» **Exercise aim**
Leaving out the pictures, retype the lines from the beginning of the listing through the line containing "ax2 = ax.twinx()".

» **Source material**
#####

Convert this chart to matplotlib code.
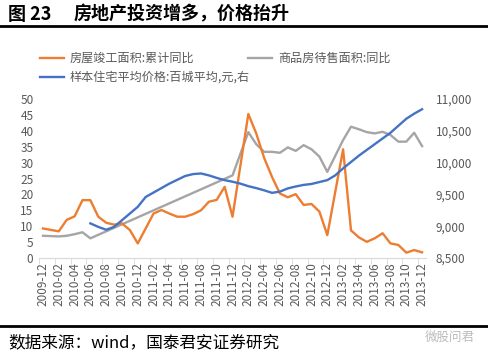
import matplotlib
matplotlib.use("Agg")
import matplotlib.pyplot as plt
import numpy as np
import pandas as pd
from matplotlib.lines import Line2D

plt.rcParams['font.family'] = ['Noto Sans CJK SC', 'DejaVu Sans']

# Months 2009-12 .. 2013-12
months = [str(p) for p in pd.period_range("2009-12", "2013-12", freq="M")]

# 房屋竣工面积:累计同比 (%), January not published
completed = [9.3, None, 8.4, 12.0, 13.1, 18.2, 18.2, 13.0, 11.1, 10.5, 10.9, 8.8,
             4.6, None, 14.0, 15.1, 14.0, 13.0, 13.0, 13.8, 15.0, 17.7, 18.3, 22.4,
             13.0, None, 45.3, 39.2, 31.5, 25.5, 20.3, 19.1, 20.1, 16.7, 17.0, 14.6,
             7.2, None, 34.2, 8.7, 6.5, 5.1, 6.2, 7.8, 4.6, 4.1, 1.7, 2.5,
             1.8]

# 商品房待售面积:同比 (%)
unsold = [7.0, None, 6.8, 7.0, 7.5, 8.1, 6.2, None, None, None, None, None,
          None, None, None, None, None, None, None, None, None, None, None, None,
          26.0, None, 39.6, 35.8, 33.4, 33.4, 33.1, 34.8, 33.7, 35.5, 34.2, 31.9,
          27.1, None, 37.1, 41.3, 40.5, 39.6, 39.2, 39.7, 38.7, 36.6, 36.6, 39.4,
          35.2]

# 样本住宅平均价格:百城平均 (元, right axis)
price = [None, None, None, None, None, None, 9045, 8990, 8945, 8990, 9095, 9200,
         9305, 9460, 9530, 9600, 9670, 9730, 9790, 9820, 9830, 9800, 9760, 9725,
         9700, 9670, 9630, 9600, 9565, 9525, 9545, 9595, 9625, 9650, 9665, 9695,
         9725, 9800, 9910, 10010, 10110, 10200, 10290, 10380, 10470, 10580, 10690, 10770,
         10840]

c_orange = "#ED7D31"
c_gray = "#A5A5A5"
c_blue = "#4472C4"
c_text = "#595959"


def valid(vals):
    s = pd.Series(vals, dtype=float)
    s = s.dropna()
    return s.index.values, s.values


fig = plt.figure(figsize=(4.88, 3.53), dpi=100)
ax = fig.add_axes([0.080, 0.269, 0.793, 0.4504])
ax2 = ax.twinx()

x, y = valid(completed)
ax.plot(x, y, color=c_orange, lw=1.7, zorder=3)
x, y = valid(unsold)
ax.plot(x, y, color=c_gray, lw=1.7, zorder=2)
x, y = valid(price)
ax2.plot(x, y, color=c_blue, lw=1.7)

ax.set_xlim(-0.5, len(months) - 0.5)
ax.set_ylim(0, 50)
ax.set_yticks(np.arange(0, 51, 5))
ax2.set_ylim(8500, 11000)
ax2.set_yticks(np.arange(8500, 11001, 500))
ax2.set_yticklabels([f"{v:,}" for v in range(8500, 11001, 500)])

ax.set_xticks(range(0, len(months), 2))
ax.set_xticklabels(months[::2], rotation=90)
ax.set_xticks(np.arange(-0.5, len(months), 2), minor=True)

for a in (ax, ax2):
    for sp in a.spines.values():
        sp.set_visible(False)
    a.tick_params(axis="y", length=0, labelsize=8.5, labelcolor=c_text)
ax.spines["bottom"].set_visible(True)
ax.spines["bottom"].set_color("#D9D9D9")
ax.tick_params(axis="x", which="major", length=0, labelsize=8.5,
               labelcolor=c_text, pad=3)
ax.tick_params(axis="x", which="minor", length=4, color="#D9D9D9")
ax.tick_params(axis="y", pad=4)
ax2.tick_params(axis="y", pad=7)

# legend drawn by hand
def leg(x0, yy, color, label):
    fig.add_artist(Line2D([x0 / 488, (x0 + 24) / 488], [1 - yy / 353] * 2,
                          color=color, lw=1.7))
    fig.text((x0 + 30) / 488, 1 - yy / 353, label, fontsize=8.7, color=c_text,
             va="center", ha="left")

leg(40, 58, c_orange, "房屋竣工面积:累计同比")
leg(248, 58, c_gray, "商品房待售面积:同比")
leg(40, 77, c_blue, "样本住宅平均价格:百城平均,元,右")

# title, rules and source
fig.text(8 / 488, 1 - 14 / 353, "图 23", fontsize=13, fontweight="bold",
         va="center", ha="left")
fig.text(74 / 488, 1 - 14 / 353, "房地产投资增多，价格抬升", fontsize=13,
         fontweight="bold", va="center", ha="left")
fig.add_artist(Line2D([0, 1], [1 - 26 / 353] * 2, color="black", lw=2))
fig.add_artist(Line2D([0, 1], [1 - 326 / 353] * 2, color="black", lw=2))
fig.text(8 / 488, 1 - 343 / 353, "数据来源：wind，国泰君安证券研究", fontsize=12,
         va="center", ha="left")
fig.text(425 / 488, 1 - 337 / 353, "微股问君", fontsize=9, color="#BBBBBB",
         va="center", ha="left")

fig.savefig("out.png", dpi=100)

#####

» **Exercise output**
Convert this chart to matplotlib code.
import matplotlib
matplotlib.use("Agg")
import matplotlib.pyplot as plt
import numpy as np
import pandas as pd
from matplotlib.lines import Line2D

plt.rcParams['font.family'] = ['Noto Sans CJK SC', 'DejaVu Sans']

# Months 2009-12 .. 2013-12
months = [str(p) for p in pd.period_range("2009-12", "2013-12", freq="M")]

# 房屋竣工面积:累计同比 (%), January not published
completed = [9.3, None, 8.4, 12.0, 13.1, 18.2, 18.2, 13.0, 11.1, 10.5, 10.9, 8.8,
             4.6, None, 14.0, 15.1, 14.0, 13.0, 13.0, 13.8, 15.0, 17.7, 18.3, 22.4,
             13.0, None, 45.3, 39.2, 31.5, 25.5, 20.3, 19.1, 20.1, 16.7, 17.0, 14.6,
             7.2, None, 34.2, 8.7, 6.5, 5.1, 6.2, 7.8, 4.6, 4.1, 1.7, 2.5,
             1.8]

# 商品房待售面积:同比 (%)
unsold = [7.0, None, 6.8, 7.0, 7.5, 8.1, 6.2, None, None, None, None, None,
          None, None, None, None, None, None, None, None, None, None, None, None,
          26.0, None, 39.6, 35.8, 33.4, 33.4, 33.1, 34.8, 33.7, 35.5, 34.2, 31.9,
          27.1, None, 37.1, 41.3, 40.5, 39.6, 39.2, 39.7, 38.7, 36.6, 36.6, 39.4,
          35.2]

# 样本住宅平均价格:百城平均 (元, right axis)
price = [None, None, None, None, None, None, 9045, 8990, 8945, 8990, 9095, 9200,
         9305, 9460, 9530, 9600, 9670, 9730, 9790, 9820, 9830, 9800, 9760, 9725,
         9700, 9670, 9630, 9600, 9565, 9525, 9545, 9595, 9625, 9650, 9665, 9695,
         9725, 9800, 9910, 10010, 10110, 10200, 10290, 10380, 10470, 10580, 10690, 10770,
         10840]

c_orange = "#ED7D31"
c_gray = "#A5A5A5"
c_blue = "#4472C4"
c_text = "#595959"


def valid(vals):
    s = pd.Series(vals, dtype=float)
    s = s.dropna()
    return s.index.values, s.values


fig = plt.figure(figsize=(4.88, 3.53), dpi=100)
ax = fig.add_axes([0.080, 0.269, 0.793, 0.4504])
ax2 = ax.twinx()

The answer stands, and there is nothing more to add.